Immunity-induced criticality of the genotype network of influenza A (H3N2) hemagglutinin

TL;DR

This paper investigates the genotype network structure of influenza A (H3N2) hemagglutinin, revealing critical-like behavior driven by mutation and immunity, which influences epidemic dynamics and pathogen evolution modeling.

Contribution

It introduces the concept of criticality in influenza genotype networks and links network structure to epidemic dynamics, advancing understanding of pathogen evolution.

Findings

Genotype networks exhibit heavy-tailed distributions of module sizes and connectivity.

Network structure influences the dynamics of multistrain epidemic models.

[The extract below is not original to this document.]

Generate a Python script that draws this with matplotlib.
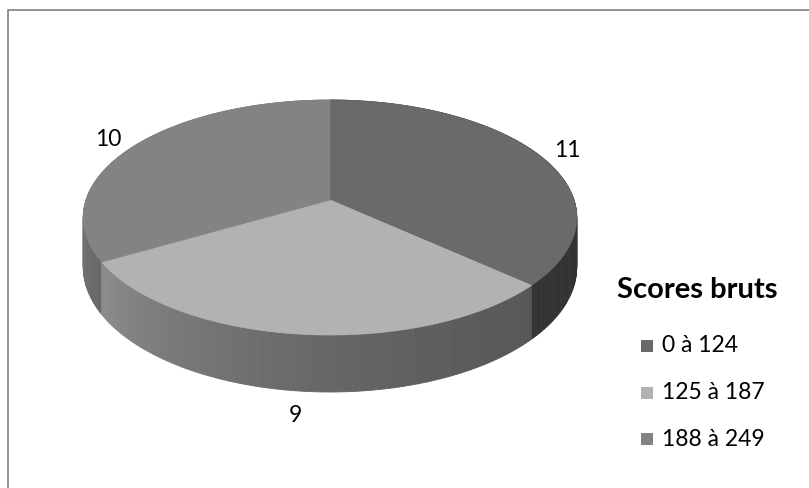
import numpy as np
import matplotlib.pyplot as plt
from matplotlib.colors import to_rgb
from matplotlib.patches import Polygon

# Scores bruts distribution
categories = ['0 à 124', '125 à 187', '188 à 249']
counts = [11, 9, 10]
top_colors = ['#6a6a6a', '#b2b2b2', '#838383']
legend_title = 'Scores bruts'

# pie projection (screen pixels)
CX, CY = 330, 200
SX, SY = 244, 114.9
PERSP = 0.149
THICK = 48.5

FONT = 'Lato'


def project(theta, r=1.0, drop=0.0):
    X = r * np.cos(theta)
    Y = r * np.sin(theta)
    d = 1 + PERSP * Y
    return CX + SX * X / d, CY - SY * Y / d + drop / d


def side_shade(theta):
    # light comes from the front-left
    deg = np.degrees(np.arctan2(np.sin(theta), np.cos(theta)))
    if deg > 90:
        deg -= 360
    t = np.clip((-deg - 8) / 172, 0, 1)
    return 0.47 + 0.47 * t ** 2


fig = plt.figure(figsize=(8.09, 4.88), dpi=100)
ax = fig.add_axes([0, 0, 1, 1])
ax.set_xlim(0, 809)
ax.set_ylim(488, 0)
ax.axis('off')

# chart frame
ax.plot([8.5, 8.5, 809], [488, 9.5, 9.5], color='#888888', lw=1.3,
        solid_capstyle='butt')

total = sum(counts)
starts = []
a = np.pi / 2
for c in counts:
    sweep = 2 * np.pi * c / total
    starts.append((a, a - sweep))
    a -= sweep

# side walls, drawn back to front in thin strips
quads = []
for (a0, a1), col in zip(starts, top_colors):
    n = max(4, int(abs(a1 - a0) / np.radians(1)))
    th = np.linspace(a0, a1, n + 1)
    base = np.array(to_rgb(col))
    for i in range(n):
        t0, t1 = th[i], th[i + 1]
        depth = np.sin((t0 + t1) / 2)
        p = [project(t0), project(t1), project(t1, drop=THICK), project(t0, drop=THICK)]
        shade = np.clip(base * side_shade((t0 + t1) / 2), 0, 1)
        quads.append((depth, p, shade))
quads.sort(key=lambda q: -q[0])
for depth, p, shade in quads:
    ax.add_patch(Polygon(p, closed=True, facecolor=shade, edgecolor=shade, lw=0.6))

# top faces
for (a0, a1), col in zip(starts, top_colors):
    th = np.linspace(a0, a1, 200)
    pts = [(CX, CY)] + [project(t) for t in th]
    ax.add_patch(Polygon(pts, closed=True, facecolor=col, edgecolor=col, lw=0.5))

# value labels
for (a0, a1), c in zip(starts, counts):
    mid = (a0 + a1) / 2
    drop = THICK if np.sin(mid) < 0 else 0
    x, y = project(mid, r=1.14, drop=drop)
    ax.text(x, y, str(c), fontsize=16.5, family=FONT, ha='center', va='center',
            color='#000000')

# legend
ax.text(697, 290, legend_title, fontsize=21, fontweight='bold', family=FONT,
        ha='center', va='center', color='#000000')
for i, (lab, col) in enumerate(zip(categories, top_colors)):
    y = 346 + i * 46.5
    ax.add_patch(plt.Rectangle((641, y - 6), 12, 12, facecolor=col, edgecolor='none'))
    ax.text(662, y, lab, fontsize=16.5, family=FONT, ha='left', va='center',
            color='#000000')

fig.savefig('out.png', dpi=100)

Influenza's epidemic behavior is linked to self-organized criticality in its genotype network.

Abstract

Seasonal influenza kills hundreds of thousands every year, with multiple constantly-changing strains in circulation at any given time. A high mutation rate enables the influenza virus to evade recognition by the human immune system, including immunity acquired through past infection and vaccination. Here, we capture the genetic similarity of influenza strains and their evolutionary dynamics with genotype networks. We show that the genotype networks of influenza A (H3N2) hemagglutinin are characterized by heavy-tailed distributions of module sizes and connectivity, suggesting critical-like behavior. We argue that: (i) genotype networks are driven by mutation and host immunity to explore a subspace of networks predictable in structure, and (ii) genotype networks provide an underlying structure necessary to capture the rich dynamics of multistrain epidemic models. In particular, inclusion of strain-transcending immunity in epidemic models is dependent upon the structure of an underlying genotype network. This interplay suggests a self-organized criticality where the epidemic dynamics of influenza locates critical-like regions of its genotype network. We conclude that this interplay between disease dynamics and network structure might be key for future network analysis of pathogen evolution and realistic multistrain epidemic models.